And again, I don't think doing this is necessarily wrong or against the rules (I guess the organizers will decide that). But pretending no such method was applied by the top scores in the leaderboard would be a lie. And if their submissions history shows no traces of probing.. then that's multi-accounting

User avatar
MICADEE
LAHASCOM (Freelance)

Hmmm....😊🤔

What worries me most is not even the cheating itself, but the normalization of leaderboard probing as if it were “machine learning skill.”

At some point, we need to be honest about the difference between:

  • building a robust model that generalizes, and
  • reverse-engineering the public leaderboard through adaptive submissions.

If the primary path to a top score becomes extracting hidden station offsets from LB feedback, then we are no longer evaluating modeling ability in the traditional ML sense. We are evaluating who can exploit the evaluation protocol more efficiently.

In real industry or production environments, this mindset becomes extremely dangerous.

Why?

Because production systems do not give you access to hidden target statistics. Real-world deployments require:

  • robustness under distribution shift,
  • reliable validation methodology,
  • uncertainty handling,
  • reproducibility,
  • and models that generalize beyond the validation environment.

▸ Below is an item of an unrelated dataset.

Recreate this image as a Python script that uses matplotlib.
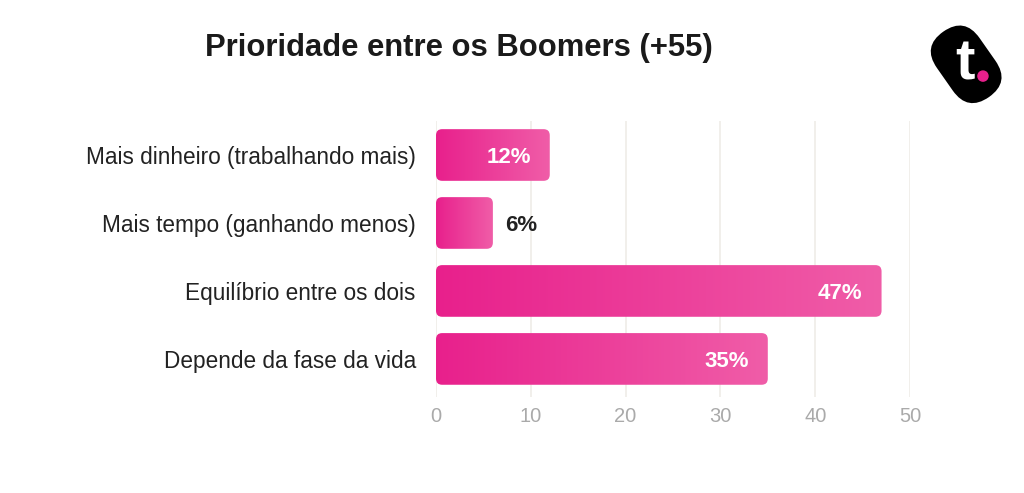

A data scientist who overfits to leaderboard feedback is essentially training themselves to optimize for leakage instead of learning signal. That may work in a competition with weak evaluation protections, but it fails badly in production where future data distributions are unknown.

This is exactly why proper ML practice emphasizes:

  • strong cross-validation,
  • clean separation between train/validation/test,
  • prevention of feedback leakage,
  • and limited interaction with hidden evaluation data.

The moment leaderboard probing becomes the dominant strategy, the competition shifts away from science and toward exploitation mechanics.

And honestly, that hurts everyone:

  • newcomers lose motivation,
  • serious participants stop trusting the rankings,
  • and genuinely strong modeling work gets buried under submission engineering.

There is also a difference between:

  • using a few submissions to sanity-check generalization, and
  • systematically extracting hidden information from the public leaderboard.

Those are not the same thing.

The scary part is that some people start believing this is “normal ML.” It is not. In a proper ML pipeline, if your validation strategy cannot reproduce your leaderboard gains without adaptive probing, then your process is fundamentally fragile.

Competitions should reward:

  • feature engineering,
  • modeling creativity,
  • domain understanding,
  • calibration,
  • ensembling,
  • and robust validation.

Not who can turn the public LB into a side-channel oracle.

And beyond machine learning, there is also a life lesson here:

Not every win carries value, dignity, or prestige — especially when it comes through the back door. Not all money is valuable either, especially when it is dirty money.

Someone may see themselves as an achiever because of a ranking or prize, but outsiders often judge success differently. Real respect comes from integrity, skill, and fairness — not from exploiting loopholes while others are genuinely trying to learn and compete honestly.

That distinction matters.

Shalom !!!